Abstract

We investigate the error properties of certain galaxy luminosity function (GLF) estimators. Using a cluster expansion of the density field, we show how, for both volume and flux limited samples, the GLF estimates are covariant. The covariance matrix can be decomposed into three pieces: a diagonal term arising from Poisson noise; a sample variance term arising from large-scale structure in the survey volume; an occupancy covariance term arising due to galaxies of different luminosities inhabiting the same cluster. To evaluate the theory one needs: the mass function and bias of clusters, and the conditional luminosity function (CLF).

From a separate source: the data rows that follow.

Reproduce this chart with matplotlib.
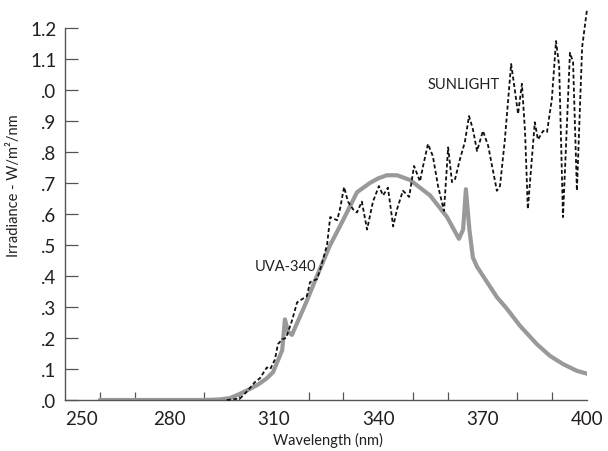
import matplotlib
matplotlib.use("Agg")
import matplotlib.pyplot as plt

plt.rcParams['font.family'] = ['Lato', 'DejaVu Sans']

# UVA-340 lamp spectrum (gray solid)
uva_wl = [260, 290, 294.5, 297.4, 300.3, 303, 305.5, 308, 309.8, 310.9, 312.4, 313.2,
          314.1, 315.2, 319.5, 322.4, 326.2, 329.9, 333.9, 337.6, 340, 342.5, 345.4,
          349.1, 354.9, 359.8, 363.2, 364.4, 365.2, 366.2, 367.2, 368.4, 371.3, 374.1,
          377, 380.7, 385.6, 389.4, 393.1, 397.1, 400.3]
uva_val = [0.0, 0.0, 0.002, 0.006, 0.02, 0.035, 0.05, 0.07, 0.09, 0.12, 0.16, 0.26,
           0.22, 0.21, 0.32, 0.40, 0.50, 0.58, 0.67, 0.70, 0.715, 0.725, 0.725,
           0.71, 0.66, 0.59, 0.52, 0.55, 0.68, 0.55, 0.46, 0.43, 0.38, 0.332,
           0.294, 0.24, 0.18, 0.142, 0.116, 0.094, 0.084]

# Sunlight spectrum (black dashed)
sun_wl = [296.5, 300.3, 302.5, 304.6, 306, 308, 309, 310.3, 311.2, 312.4, 313.5, 315.2,
          316.7, 318.1, 319.5, 320.4, 322.4, 323.3, 325.3, 326.2, 328.2, 329, 330.2,
          331.3, 332.8, 333.9, 335.3, 336.8, 338.5, 340.2, 341.4, 342.8, 344.3, 345.4,
          347.1, 348.9, 350.3, 352, 352.9, 354.3, 355.7, 357.2, 358.9, 360.1, 361.2,
          362.1, 363.5, 364.9, 366.1, 367.2, 368.4, 370.1, 371.6, 374.1, 375, 376.4,
          378.2, 378.7, 380.2, 381.3, 382.2, 383, 385, 385.9, 387.4, 388.5, 389.9,
          391.1, 392, 393.1, 395.1, 396, 397.1, 398.6, 400]
sun_val = [0.0, 0.005, 0.03, 0.058, 0.07, 0.105, 0.10, 0.13, 0.18, 0.196, 0.20, 0.255,
           0.315, 0.325, 0.335, 0.38, 0.39, 0.42, 0.50, 0.59, 0.58, 0.615, 0.687,
           0.64, 0.615, 0.605, 0.64, 0.55, 0.64, 0.69, 0.66, 0.685, 0.56, 0.615,
           0.675, 0.655, 0.755, 0.705, 0.755, 0.826, 0.787, 0.69, 0.61, 0.815, 0.703,
           0.713, 0.777, 0.832, 0.916, 0.874, 0.803, 0.868, 0.82, 0.675, 0.69, 0.84,
           1.084, 1.045, 0.923, 1.02, 0.864, 0.616, 0.896, 0.84, 0.868, 0.864, 0.97,
           1.158, 1.077, 0.59, 1.12, 1.09, 0.675, 1.138, 1.26]

x_ticks = [260, 270, 280, 290, 300, 310, 320, 330, 340, 350, 360, 370, 380, 390, 400]
x_labels = ['250', '280', '310', '340', '370', '400']
x_label_pos = [250, 280, 310, 340, 370, 400]
y_ticks = [0.0, 0.1, 0.2, 0.3, 0.4, 0.5, 0.6, 0.7, 0.8, 0.9, 1.0, 1.1, 1.2]
y_labels = ['.0', '.1', '.2', '.3', '.4', '.5', '.6', '.7', '.8', '.9', '.0', '1.1', '1.2']

txt = '#231f20'
fig = plt.figure(figsize=(6.08, 4.52), dpi=100)
ax = fig.add_axes([65/608, 51/452, 522/608, 372/452])

ax.plot(uva_wl, uva_val, color='#999999', lw=3.0, solid_joinstyle='round',
        solid_capstyle='round', zorder=2)
ax.plot(sun_wl, sun_val, color='#111111', lw=1.3, linestyle=(0, (2.2, 1.4)),
        zorder=3, clip_on=False)

ax.set_xlim(250, 400)
ax.set_ylim(0, 1.2)
for s in ['top', 'right']:
    ax.spines[s].set_visible(False)
for s in ['left', 'bottom']:
    ax.spines[s].set_color('#555555')
    ax.spines[s].set_linewidth(1.0)

# minor-style ticks every 10 nm without labels
ax.set_xticks(x_ticks, minor=True)
ax.set_xticks(x_label_pos)
ax.set_xticklabels(x_labels)
ax.tick_params(axis='x', which='both', direction='in', length=5.8, width=0.9,
               color='#555555', pad=7, labelsize=13.5, labelcolor=txt)
ax.tick_params(axis='x', which='major', length=0)
ax.get_xticklabels()[0].set_ha('left')
ax.get_xticklabels()[0].set_x(250)

ax.set_yticks(y_ticks)
ax.set_yticklabels(y_labels)
ax.tick_params(axis='y', direction='in', length=9.4, width=0.9, color='#555555',
               pad=6, labelsize=13.5, labelcolor=txt)

xl = ax.set_xlabel('Wavelength (nm)', fontsize=10.5, color=txt)
xl.set_va('center')
ax.xaxis.set_label_coords(0.503, -0.105)
yl = ax.set_ylabel('Irradiance - W/m²/nm', fontsize=10.5, color=txt)
yl.set_va('center')
ax.yaxis.set_label_coords(-0.098, 0.58)

ax.text(354.3, 1.019, 'SUNLIGHT', fontsize=10.5, color=txt, ha='left', va='center')
ax.text(304.6, 0.432, 'UVA-340', fontsize=10.5, color=txt, ha='left', va='center')

fig.savefig('out.png', dpi=100)
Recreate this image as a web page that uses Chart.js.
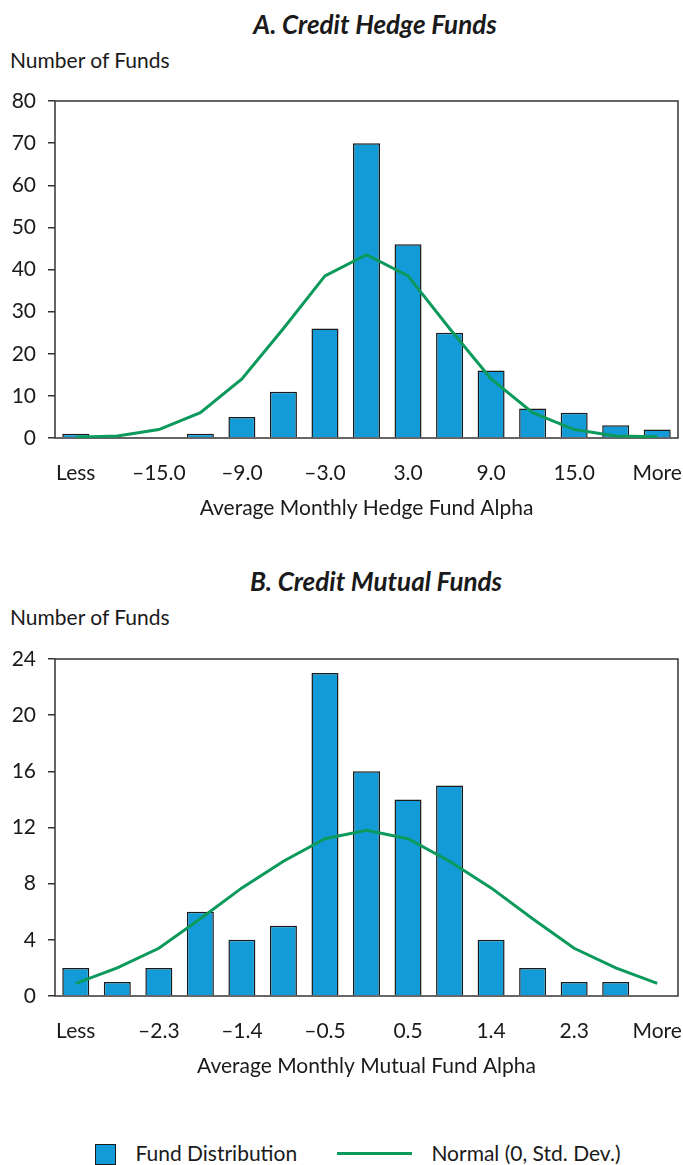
<!DOCTYPE html>
<html>
<head>
<meta charset="utf-8">
<script src="https://cdn.jsdelivr.net/npm/chart.js@4"></script>
<style>
  body { margin: 0; background: #fff; font-family: Lato, sans-serif; color: #1a1a1a; }
  #page { position: relative; width: 683px; height: 1165px; }
  .title { position: absolute; font-size: 26px; font-weight: bold; font-style: italic; transform: translateX(-50%); white-space: nowrap; }
  .ylab { position: absolute; left: 10px; font-size: 21px; white-space: nowrap; }
  canvas { position: absolute; left: 0; }
  .legend { position: absolute; top: 1140px; font-size: 21px; white-space: nowrap; }
</style>
</head>
<body>
<div id="page">
  <div class="title" style="left:375px; top:8px;">A. Credit Hedge Funds</div>
  <div class="ylab" style="top:47px;">Number of Funds</div>
  <canvas id="chartA" width="683" height="450" style="top:80px;"></canvas>

  <div class="title" style="left:376px; top:565px;">B. Credit Mutual Funds</div>
  <div class="ylab" style="top:604px;">Number of Funds</div>
  <canvas id="chartB" width="683" height="450" style="top:638px;"></canvas>

  <div class="legend" style="left:95px;">
    <span style="display:inline-block; width:19px; height:19px; background:#129bd6; border:1.5px solid #1a1a1a; vertical-align:-4px;"></span>
    <span style="margin-left:14px;">Fund Distribution</span>
  </div>
  <div class="legend" style="left:337px;">
    <span style="display:inline-block; width:75px; height:3px; background:#0c9a5c; vertical-align:6px;"></span>
    <span style="margin-left:14px;">Normal (0, Std. Dev.)</span>
  </div>
</div>

<script>
// panel A - credit hedge funds
let hedgeLabels = ["Less", "–18.0", "–15.0", "–12.0", "–9.0", "–6.0", "–3.0", "0.0", "3.0", "6.0", "9.0", "12.0", "15.0", "18.0", "More"];
let hedgeCounts = [1, 0, 0, 1, 5, 11, 26, 70, 46, 25, 16, 7, 6, 3, 2];
let hedgeNormal = [0.2, 0.5, 2, 6, 14, 26, 38.5, 43.5, 38.5, 26, 14, 6, 2, 0.5, 0.3];

// panel B - credit mutual funds
let mutualLabels = ["Less", "–2.8", "–2.3", "–1.8", "–1.4", "–0.9", "–0.5", "0.0", "0.5", "0.9", "1.4", "1.8", "2.3", "2.8", "More"];
let mutualCounts = [2, 1, 2, 6, 4, 5, 23, 16, 14, 15, 4, 2, 1, 1, 0];
let mutualNormal = [0.9, 2.0, 3.4, 5.5, 7.7, 9.6, 11.2, 11.8, 11.2, 9.6, 7.7, 5.5, 3.4, 2.0, 0.9];

let barColor = '#129bd6';
let lineColor = '#0c9a5c';
let inkColor = '#1a1a1a';

Chart.defaults.font.family = 'Lato';
Chart.defaults.font.size = 21;
Chart.defaults.color = inkColor;

// box around the plot area
let framePlugin = {
    id: 'frame',
    beforeDatasetsDraw: function (chart) {
        let a = chart.chartArea;
        let ctx = chart.ctx;
        ctx.save();
        ctx.strokeStyle = '#333';
        ctx.lineWidth = 1.5;
        ctx.strokeRect(a.left, a.top, a.right - a.left, a.bottom - a.top);
        ctx.restore();
    }
};

function makeChart(id, labels, counts, normal, maxY, step, axisTitle) {
    return new Chart(document.getElementById(id), {
        type: 'bar',
        data: {
            labels: labels,
            datasets: [{
                type: 'line',
                label: 'Normal (0, Std. Dev.)',
                data: normal,
                borderColor: lineColor,
                borderWidth: 3,
                pointRadius: 0,
                tension: 0,
                order: 0
            }, {
                label: 'Fund Distribution',
                data: counts,
                backgroundColor: barColor,
                borderColor: inkColor,
                borderWidth: 1.5,
                barPercentage: 0.65,
                categoryPercentage: 1,
                order: 1
            }]
        },
        options: {
            responsive: false,
            animation: false,
            layout: { padding: { top: 21, right: 5, left: 0, bottom: 0 } },
            plugins: { legend: { display: false }, tooltip: { enabled: false } },
            scales: {
                x: {
                    grid: { display: false, drawTicks: false },
                    border: { display: false },
                    ticks: {
                        autoSkip: false,
                        maxRotation: 0,
                        padding: 23,
                        callback: function (v, i) {
                            return i % 2 === 0 ? this.getLabelForValue(v) : '';
                        }
                    },
                    title: { display: true, text: axisTitle, padding: { top: 0, bottom: 9 } },
                    afterFit: function (scale) {
                        scale.height = 92;
                        scale.paddingLeft = 0;
                        scale.paddingRight = 0;
                    }
                },
                y: {
                    min: 0,
                    max: maxY,
                    ticks: { stepSize: step, padding: 12 },
                    grid: { drawOnChartArea: false, tickLength: 7, color: '#333', lineWidth: 1.5 },
                    border: { display: false },
                    afterFit: function (scale) {
                        scale.width = 55;
                        scale.paddingTop = 0;
                        scale.paddingBottom = 0;
                    }
                }
            }
        },
        plugins: [framePlugin]
    });
}

makeChart('chartA', hedgeLabels, hedgeCounts, hedgeNormal, 80, 10, 'Average Monthly Hedge Fund Alpha');
makeChart('chartB', mutualLabels, mutualCounts, mutualNormal, 24, 4, 'Average Monthly Mutual Fund Alpha');
</script>
</body>
</html>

We use a semi-analytic model (SAM) galaxy catalogue from the Millennium run N-body simulation and the CLF of Yang et al. (2003) to explore these effects. The GLF estimates from the SAM and the CLF qualitatively reproduce results from the 2dFGRS. We also measure the luminosity dependence of clustering in the SAM and find reasonable agreement with 2dFGRS results for bright galaxies. However, for fainter galaxies, L<L*, the SAM overpredicts the relative bias by ~10-20%. We use the SAM data to estimate the errors in the GLF estimates for a volume limited survey of volume V~0.13 [Gpc/h]^3. We find that different luminosity bins are highly correlated: for L<L* the correlation coefficient is r>0.5. Our theory is in good agreement with these measurements. These strong correlations can be attributed to sample variance. For a flux-limited survey of similar volume, the estimates are only slightly less correlated. We explore the importance of these effects for GLF model parameter estimation. We show that neglecting to take into account the bin-to-bin covariances can lead to significant systematic errors in best-fit parameters.